I remind the Senate of some of the research programs which were undertaken by funding of this Committee. From those, one can see fairly clearly that we are not talking about something which the previous Government said was a matter for State governments. I think it is useful to indicate the programs of national importance that the Committee was attempting to fund. One such program dealt with cognitive abilities of moderately and severely mentally retarded individuals. That program, as one sees when one reads an abstract of the work that was done, which is well known in the education community, was not bounded by lines on the map. It concerned a group of people within the Australian community who had similar problems. It is not bounded by the different types of educational programs that the States mount. It is a national issue and ought to be addressed at the national level.

A piece of research which was undertaken in my own State into the effects of class size on pupils was of world class. Attempts have been made for 20 to 25 years to establish the relationships between class size and educational outcomes . This piece of work was one of the two-the other was undertaken in the United States of America-pathfinders in this area conclusively to come up with what is necessary for the types of things which every teacher knows but which have never up to this stage been able to be linked in any effective way. Another such program was for the teaching of basic reading skills and a mastery of learning procedures. Another dealt with language and numeracy demands on work for school leavers. If that is not a national issue, I do not know what is. Other programs dealt with semantics for early deaf communication, reading disabilities, the education of severely and profoundly hearing impaired children, young hyperactive children, specific learning disorders in migrant children, transition from school to work and nutrition and physical education. So the list goes on. They are very important matters that need funds over and above those which are available at the State level. The previous Government made a decision which had no educational backing whatsoever, a decision which has been defended in this place by Senator Peter Baume, the previous Minister for Education, and which effectively pulled the guts out of the educational research in our universities and colleges of advanced education. Eventually that has been turned round to the type of statement put down by Senator Ryan today.

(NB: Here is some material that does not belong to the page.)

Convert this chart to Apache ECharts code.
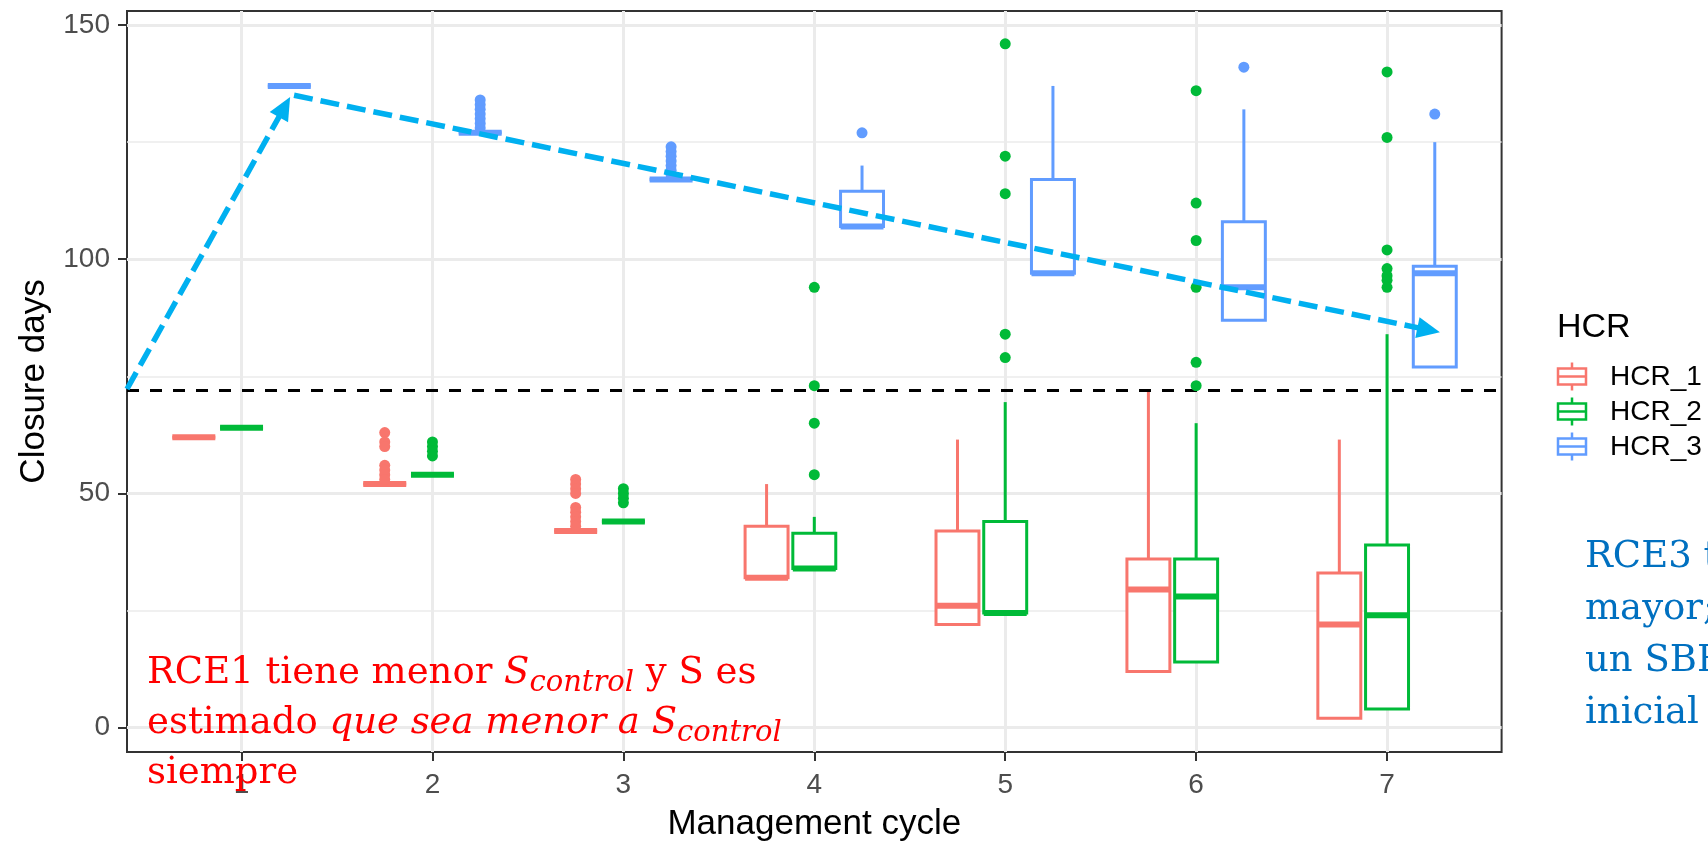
<!DOCTYPE html>
<html>
<head>
<meta charset="utf-8">
<title>Closure days by management cycle</title>
<script src="https://cdn.jsdelivr.net/npm/echarts@6/dist/echarts.min.js"></script>
<style>
  html, body { margin: 0; padding: 0; background: #ffffff; }
  #chart { width: 1708px; height: 847px; }
</style>
</head>
<body>
<div id="chart"></div>
<script>
// ---- data -------------------------------------------------------------
const cycles = [1, 2, 3, 4, 5, 6, 7];
const hcrNames = ['HCR_1', 'HCR_2', 'HCR_3'];
const hcrColors = ['#F8766D', '#00BA38', '#619CFF'];

// box statistics per cycle: [lower whisker, Q1, median, Q3, upper whisker]
const hcr1Stats = [
  [62, 62, 62, 62, 62],
  [52, 52, 52, 52, 52],
  [42, 42, 42, 42, 42],
  [32, 32, 32, 43, 52],
  [22, 22, 26, 42, 61.5],
  [12, 12, 29.5, 36, 72],
  [2, 2, 22, 33, 61.5]
];
const hcr2Stats = [
  [64, 64, 64, 64, 64],
  [54, 54, 54, 54, 54],
  [44, 44, 44, 44, 44],
  [34, 34, 34, 41.5, 45],
  [24.5, 24.5, 24.5, 44, 69.5],
  [14, 14, 28, 36, 65],
  [4, 4, 24, 39, 84]
];
const hcr3Stats = [
  [137, 137, 137, 137, 137],
  [127, 127, 127, 127, 127],
  [117, 117, 117, 117, 117],
  [107, 107, 107, 114.5, 120],
  [97, 97, 97, 117, 137],
  [87, 87, 94, 108, 132],
  [77, 77, 97, 98.5, 125]
];

// outlying runs: [cycle, closure days]
const hcr1Outliers = [
  [2, 63], [2, 61], [2, 60], [2, 56], [2, 55], [2, 54], [2, 53],
  [3, 53], [3, 52], [3, 51], [3, 50], [3, 47], [3, 46], [3, 45], [3, 44], [3, 43]
];
const hcr2Outliers = [
  [2, 61], [2, 60], [2, 59], [2, 58],
  [3, 51], [3, 50], [3, 49], [3, 48],
  [4, 94], [4, 73], [4, 65], [4, 54],
  [5, 146], [5, 122], [5, 114], [5, 84], [5, 79],
  [6, 136], [6, 112], [6, 104], [6, 94], [6, 78], [6, 73],
  [7, 140], [7, 126], [7, 102], [7, 98], [7, 96.5], [7, 95.5], [7, 94]
];
const hcr3Outliers = [
  [2, 128], [2, 129], [2, 130], [2, 131], [2, 132], [2, 133], [2, 134],
  [3, 118], [3, 119], [3, 120], [3, 121], [3, 122], [3, 123], [3, 124],
  [4, 127], [6, 141], [7, 131]
];

const yTicks = [0, 50, 100, 150];
const yMinorGrid = [25, 75, 125];
const closureReference = 72;

// annotation arrows, [start, end] in (cycle, days)
const trendArrows = [
  [[0.4, 72.3], [1.225, 132.5]],
  [[1.275, 135], [7.218, 84.9]]
];
const calloutArrows = [
  [[6.77, 155.3], [5.094, 118.9]],
  [[7.187, 155.3], [6.114, 111]],
  [[7.456, 155.3], [7.031, 116.2]]
];

// ---- chart ------------------------------------------------------------
const statsByHcr = [hcr1Stats, hcr2Stats, hcr3Stats];
const outliersByHcr = [hcr1Outliers, hcr2Outliers, hcr3Outliers];
const DODGE = [-0.25, 0, 0.25];
const BOX_WIDTH = 0.225;
const SANS = '"Liberation Sans", Arial, sans-serif';
const SERIF = '"DejaVu Serif", serif';

function boxRenderer(color, offset) {
  return function (params, api) {
    const x = api.value(0) + offset;
    const lo = api.value(1), q1 = api.value(2), med = api.value(3), q3 = api.value(4), hi = api.value(5);
    const half = api.size([BOX_WIDTH, 0])[0] / 2;
    const pLo = api.coord([x, lo]);
    const pQ1 = api.coord([x, q1]);
    const pMed = api.coord([x, med]);
    const pQ3 = api.coord([x, q3]);
    const pHi = api.coord([x, hi]);
    const children = [];
    if (hi > q3) {
      children.push({ type: 'line', shape: { x1: pQ3[0], y1: pQ3[1], x2: pHi[0], y2: pHi[1] },
        style: { stroke: color, lineWidth: 3 } });
    }
    if (lo < q1) {
      children.push({ type: 'line', shape: { x1: pQ1[0], y1: pQ1[1], x2: pLo[0], y2: pLo[1] },
        style: { stroke: color, lineWidth: 3 } });
    }
    children.push({ type: 'rect',
      shape: { x: pQ1[0] - half, y: pQ3[1], width: half * 2, height: pQ1[1] - pQ3[1] },
      style: { stroke: color, lineWidth: 3, fill: '#ffffff' } });
    children.push({ type: 'line',
      shape: { x1: pMed[0] - half, y1: pMed[1], x2: pMed[0] + half, y2: pMed[1] },
      style: { stroke: color, lineWidth: 6 } });
    return { type: 'group', children: children };
  };
}

const series = [];

// panel grid lines (kept beneath the boxes)
series.push({
  type: 'line', data: [], silent: true, z: 0,
  markLine: {
    z: 0, silent: true, symbol: 'none', animation: false, label: { show: false },
    emphasis: { disabled: true },
    data: [].concat(
      cycles.map(c => ({ xAxis: c, lineStyle: { color: '#EBEBEB', width: 3, type: 'solid' } })),
      yTicks.map(v => ({ yAxis: v, lineStyle: { color: '#EBEBEB', width: 3, type: 'solid' } })),
      yMinorGrid.map(v => ({ yAxis: v, lineStyle: { color: '#EBEBEB', width: 1.5, type: 'solid' } }))
    )
  }
});

hcrNames.forEach((name, k) => {
  series.push({
    name: name,
    type: 'custom',
    z: 2,
    renderItem: boxRenderer(hcrColors[k], DODGE[k]),
    encode: { x: 0, y: [1, 2, 3, 4, 5] },
    data: statsByHcr[k].map((s, i) => [cycles[i]].concat(s))
  });
  series.push({
    name: name,
    type: 'scatter',
    z: 4,
    symbol: 'circle',
    symbolSize: 11,
    itemStyle: { color: hcrColors[k], opacity: 1 },
    data: outliersByHcr[k].map(([c, v]) => [c + DODGE[k], v])
  });
});

// reference level
series.push({
  type: 'line', data: [], silent: true, z: 3,
  markLine: {
    z: 3, silent: true, symbol: 'none', animation: false, label: { show: false },
    emphasis: { disabled: true },
    data: [{ yAxis: closureReference, lineStyle: { color: '#000000', width: 3, type: [12, 11] } }]
  }
});

// annotation arrows
function arrowPairs(list, style, headSize) {
  return list.map(([a, b]) => [
    { coord: a, symbol: 'none', lineStyle: style },
    { coord: b, symbol: 'triangle', symbolSize: headSize, lineStyle: style }
  ]);
}
series.push({
  type: 'line', data: [], silent: true, z: 20, clip: false,
  markLine: {
    z: 20, silent: true, animation: false, label: { show: false },
    emphasis: { disabled: true },
    itemStyle: { color: '#00B0F0' },
    data: arrowPairs(trendArrows, { color: '#00B0F0', width: 5.5, type: [19, 8], curveness: 0 }, [21, 23])
  }
});
series.push({
  type: 'line', data: [], silent: true, z: 21, clip: false,
  markLine: {
    z: 21, silent: true, animation: false, label: { show: false },
    emphasis: { disabled: true },
    itemStyle: { color: '#00B050' },
    data: arrowPairs(calloutArrows, { color: '#00B050', width: 1.5, type: 'solid', curveness: 0 }, [12, 15])
  }
});

// text notes
const leftNote = [
  '{n|RCE1 tiene menor }{i|S}{sub|control}{n| y S es}',
  '{n|estimado }{i|que sea menor a S}{sub|control}',
  '{n|siempre}'
];
const rightNote = ['RCE3 tiene', 'mayor;', 'un SBR', 'inicial'];

function noteRich(color) {
  return {
    n: { fontFamily: SERIF, fontSize: 37, fill: color, lineHeight: 42 },
    i: { fontFamily: SERIF, fontSize: 37, fontStyle: 'italic', fill: color, lineHeight: 42 },
    sub: { fontFamily: SERIF, fontSize: 29, fontStyle: 'italic', fill: color, lineHeight: 20, padding: [20, 0, 0, 0] }
  };
}

const graphics = [];
leftNote.forEach((line, i) => {
  graphics.push({
    type: 'text', z: 100, silent: true,
    x: 147, y: 673 + i * 50,
    style: { text: line, rich: noteRich('#FF0000'), verticalAlign: 'middle', align: 'left' }
  });
});
rightNote.forEach((line, i) => {
  graphics.push({
    type: 'text', z: 100, silent: true,
    x: 1585, y: 557 + i * 52,
    style: { text: line, font: '37px ' + SERIF, fill: '#0070C0', verticalAlign: 'middle', align: 'left' }
  });
});

// legend
graphics.push({
  type: 'text', silent: true, x: 1557, y: 328,
  style: { text: 'HCR', font: '34px ' + SANS, fill: '#000000', verticalAlign: 'middle', align: 'left' }
});
hcrNames.forEach((name, k) => {
  const cy = 376.5 + 35 * k;
  const c = hcrColors[k];
  graphics.push({ type: 'line', silent: true, shape: { x1: 1572, y1: cy - 14, x2: 1572, y2: cy + 14 },
    style: { stroke: c, lineWidth: 2.5 } });
  graphics.push({ type: 'rect', silent: true, shape: { x: 1558, y: cy - 8, width: 28, height: 16 },
    style: { stroke: c, lineWidth: 2.5, fill: '#ffffff' } });
  graphics.push({ type: 'line', silent: true, shape: { x1: 1558, y1: cy, x2: 1586, y2: cy },
    style: { stroke: c, lineWidth: 2.5 } });
  graphics.push({ type: 'text', silent: true, x: 1610, y: cy + 1,
    style: { text: name, font: '28px ' + SANS, fill: '#000000', verticalAlign: 'middle', align: 'left' } });
});

const chart = echarts.init(document.getElementById('chart'), null, { renderer: 'canvas' });
chart.setOption({
  animation: false,
  backgroundColor: '#ffffff',
  grid: {
    left: 127, top: 11, right: 206.4, bottom: 89.3,
    show: true, borderColor: '#333333', borderWidth: 2, backgroundColor: 'transparent'
  },
  xAxis: {
    type: 'value', min: 0.4, max: 7.6,
    name: 'Management cycle', nameLocation: 'middle', nameGap: 55,
    nameTextStyle: { fontFamily: SANS, fontSize: 35, color: '#000000' },
    axisLine: { show: false, onZero: false },
    axisTick: { show: true, length: 9, customValues: cycles, lineStyle: { color: '#333333', width: 2 } },
    axisLabel: { customValues: cycles, margin: 19, fontFamily: SANS, fontSize: 28, color: '#4D4D4D',
      formatter: v => String(v) },
    splitLine: { show: false }
  },
  yAxis: {
    type: 'value', min: -5.2, max: 153,
    name: 'Closure days', nameLocation: 'middle', nameGap: 75,
    nameTextStyle: { fontFamily: SANS, fontSize: 35, color: '#000000' },
    axisLine: { show: false, onZero: false },
    axisTick: { show: true, length: 9, customValues: yTicks, lineStyle: { color: '#333333', width: 2 } },
    axisLabel: { customValues: yTicks, margin: 17, fontFamily: SANS, fontSize: 28, color: '#4D4D4D',
      formatter: v => String(v) },
    splitLine: { show: false }
  },
  series: series,
  graphic: graphics
});
</script>
</body>
</html>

I agree with the sentiments expressed by Senator Baume, although I find it very difficult to understand why he is expressing them now. I would have much preferred him to express them on the many occasions when I asked questions about this issue when he was Minister for Education. The last two paragraphs of Senator Ryan's statement leave one in wonderment. The criticisms of the razor gang's decision in the first paragraphs are good ones, but one has to ask: What is the follow-up from this Government? I condemned the previous Government's action, which action was supported in this place by such people as Senator Baume and Senator Teague, but we now find that Senator Ryan is not willing to undertake the necessary restoration in that area or to indicate from which alternative institutions those funds will be available.

It is not necessary to re-establish that Committee to be able to provide those funds. However, I believe that on any objective and dispassionate reading of this report, particularly of the appendices, one would be hard pressed to think of a better way of dispersing scarce funds for maximum returns. It is not just a matter of someone coming up with an idea, applying to this Committee and having the idea accepted because some money happens to be around. The Committee, over the years it worked, came up with some very rigid and very useful guidelines for education funding. The Committee was the only body which was able to oversee the direction of research in this area in Australia. Indeed, it had many cases before it of admirable research programs that it refused to fund. The reason it refused to fund them is, precisely, that they were being conducted elsewhere or it did not seem to the Committee that the argument put had sufficient contact with ongoing research or the ability to effect practice.

All those types of things that people outside the research area feel fairly strongly about were taken into consideration by this Committee. If one were to speak to anyone in the education community one would find that the Committee was held in the highest regard. Yet in a report that had no educational backing, a report that went from a group of people whom I believe had no understanding as to what they were doing, the previous Government cut the ground from under a very admirable way of organising scarce resources to maximum effect. I must admit I am at a loss to think of a better way of doing this. Yet the current Government has not indicated in this statement how it intends to follow through those things that it was criticising and still is criticising in the first two paragraphs of this statement. For that reason this is an extraordinary statement . Why bother bringing it in, why bother putting these types of propositions, unless we know where we are going now? We have a new government, a government that has made claims to the electorate. Yet in this report we find absolutely nothing of what this Government intends to do. Surely any government, in tabling a statement on a report, should be prepared not only to criticise actions of previous governments but also to put down the positive programs that it intends to implement.